It’‘s in the bag

From Trashy to Flashy

World Reports

How a Central
American
community is
making books
out of trash.

One of the first things Analea Brauburger noticed when she stepped off the plane in Honduras was the trash all over the airport parking lot.

“Litter is a major detractor from the beautiful naturaleza [nature],” the 27-year-old Peace Corps volunteer says. With nearly half its landscape devoted to forest, Honduras is the greenest of all Central American countries, more tree-covered than even eco-touristy Costa Rica. It’s also covered with garbage. “The streets are filled with trash. People throw soda bottles and Styrofoam containers out the windows of buses without anyone blinking an eye,” says Brauburger.

Brauburger soon realized that brightly colored chip bags accounted for much of the refuse. According to her informal field data, the average Honduran eats two bags of chips per day. In a country lacking a centralized waste collection system – no public trash cans and only the occasional city dump – household garbage ends up either littered or burned. She called the fumes a national health concern, saying she often gets migraine headaches as a result. Respiratory ailments in children, babies, and adults are a growing problem.

One afternoon, another Peace Corps volunteer showed her how to make a coin purse out of these ubiquitous chip bags, a skill passed down from an organic farmer who himself was taught by someone in Mexico. It wasn’t long before Brauburger had employed two teenagers to pick up the bags scattered throughout the village streets. Two hours later, they returned with 500 of them.

From this initial batch of litter, Brauburger created basurabags.org, a line of 10 different designs, from clutch purses to book bags to iPod cases. Ultimately, she’s spearheaded much more: a classic example of a problem becoming a solution, a resource rescued from waste, a single endeavor addressing multiple issues.

Whether among the tourists in Honduras’ Roatán Islands or New York City’s fashionistas, the bags were a hit. Woven into a pattern of multi-colored, shiny diamonds, these “Basura Bags” – literally “trash bags” – are eye-catching zigzags of recycled rainbows; some have straps, some have zippers, all are unique.
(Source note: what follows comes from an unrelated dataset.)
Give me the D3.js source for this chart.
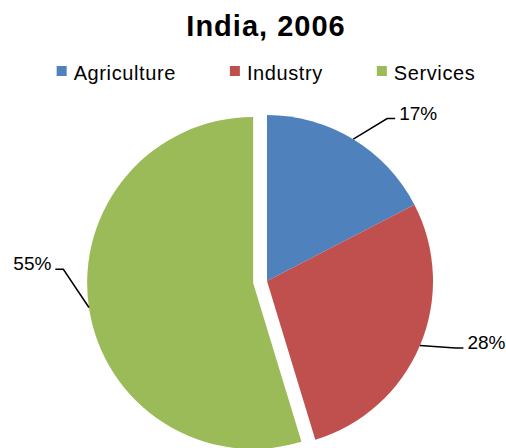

More importantly, Brauburger recognized that a burgeoning movement in her home country around ecologically and socially conscious consumerism provided a way to keep transforming discarded chip bags into an hecho a mano (handmade) cottage industry.

But prettying up the scenery and turning Third World trash into stylish accessories for funky-chic Westerners was just the beginning of Brauburger’s project. “Throughout my two years of service I’ve been haunted by the fact that there aren’t books in the schools,” Brauburger says, explaining that the average Honduran has a sixth-grade level of education.

She says the typical method of teaching is for students to copy whatever the teacher puts on the chalkboard. “Hondurans are lucky to have a school building with functional lighting and desks with benches or chairs. Books come after that. Schools do not usually have libraries, nor do the towns.”

It makes sense, then, that Brauburger funnels all the profits from selling Basura Bags towards buying textbooks; she stressed that basurabags.org will soon officially be a non-profit organization, and has never been considered a for-profit business.

The bags are also a small step towards addressing another persistent national problem: poverty. Brauburger pays her workers four times what they would earn doing back-breaking agricultural labor, the most common job in the country. She employs 10 Hondurans full-time working from their homes, often as a collective family effort. Brauburger said that one woman paid for a breast exam she had been unable to afford for three years prior to working for basurabags.org. A teenager uses his wages to pay for high school. Perhaps ironically, the bag-makers have the funds to afford a healthier diet, eating more fruits and vegetables among the staple rice, beans, tortillas, and, of course, chips.

Constructing the bags, like most goods made outside of sweatshops, is time-consuming. The process involves cleaning the bags, cutting them into pieces, folding the pieces into chains, fastening the chains together with fishing line, and adding zippers or straps if necessary. Many hands are responsible for the finished product, in what has become a village-scale assembly line.

What if Brauburger’s raw material gets over-exploited—all the once-littered chip bags successfully refashioned as durable, re-useable bags? For better or worse, she says, that would never happen. “Eating these chips is part of the culture here.” The streets of her village, though, are now cleaner, and workers go to other towns to collect the bags. She has contacted major chip companies, who assure her they have ample chip bag waste if needed.

Brauburger’s stint with the Peace Corps is almost over, yet her commitment to basurabags.org is long-term, for “at least ten years,” she said. The project is a vital way for her to stay connected to her Honduran community while living in the States, especially since her closest friends are also employees.

North Americans have said they would pay in the hundreds of dollars to know that these bags are making a difference. Currently, prices range from $20 for a coin purse to $150 for a 15-by-8-inch tote. The proceeds are divided between wages and books. Upon returning to the States, Brauburger plans to sell the bags to boutiques in Los Angeles, Arizona, and Louisiana.

“This is my single most incredible experience in Honduras,” the crafty entrepreneur beamed. “You can’t find a bag on the streets in my town any longer. They represent money and books to the people now.”